3. Analysis of other factors that aggravate fretting wear
   
   3.1There is no relative rotation between the needle roller and the inner and outer raceways.

The fretting wear marks of needle roller bearings are usually equidistant indentations. This is because when the transmission is running in gear, the needle rollers revolve with the inner hole of the gear and the shaft. The needle rollers do not rotate, and the needle rollers and the inner hole of the gear are in contact with each other. There is no relative rotation of the outer diameter of the shaft. At this time, the relative position of the needle roller and the inner hole of the gear or the outer diameter of the shaft in the circumferential direction remains unchanged, and only moves back and forth in the axial direction, so equidistant indentations appear. Through the opening of the needle roller bearing cage or the method of splitting the cage into two halves, the radial asymmetrical force and the imbalance of gravity and centrifugal force are achieved, thereby forcing the needle roller to rotate relative to the inner hole of the gear or the outer diameter of the shaft. , to avoid fretting wear caused by axial friction at the same position for a long time. This method is also one of the measures commonly used in engineering to solve the fretting wear of needle roller bearings.

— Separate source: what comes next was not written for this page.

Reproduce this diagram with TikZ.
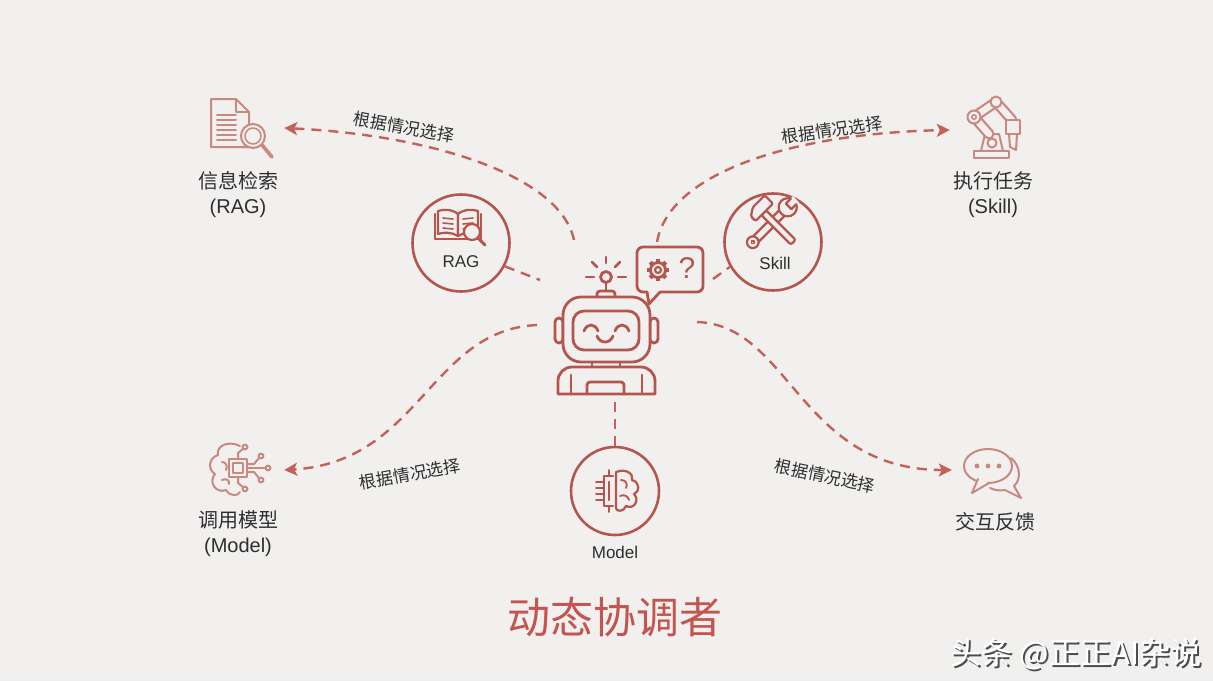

3. 2 Resonance with the shaft’s own vibration

Due to machining errors and assembly errors, the shaft itself will produce eccentric vibration during work. If the frequency of this vibration is the same as or close to the vibration frequency of the fretting process, the two will easily resonate. Once resonance occurs, the fretting wear of the needle roller bearing will be significantly aggravated. By improving the straightness machining accuracy and assembly coaxiality accuracy of the shaft, the amplitude of the shaft itself can be effectively reduced, thereby weakening the resonance.

Fretting wear is one of the common failure modes of needle roller bearings. Through the analysis of the fretting wear mechanism of needle roller bearings, the main influencing factors of fretting wear were found. Through the analysis of the working principles of various influencing factors of fretting wear, a number of preventive measures to avoid fretting wear are proposed from the design aspect. Among these preventive measures, improving the lubrication structure to achieve sufficient lubrication and using open or split cages to achieve relative rotation between the needle roller and the inner and outer raceways are the most commonly used and most effective measures in engineering. Reducing the fretting displacement of needle roller bearings is a new measure proposed based on the study of fretting wear mechanisms, which provides new ideas for subsequent design and analysis and solution of market problems. With more in-depth research on the fretting wear mechanism and more engineering practices, more and better optimization measures will be discovered and proposed to completely avoid the occurrence of fretting wear problems.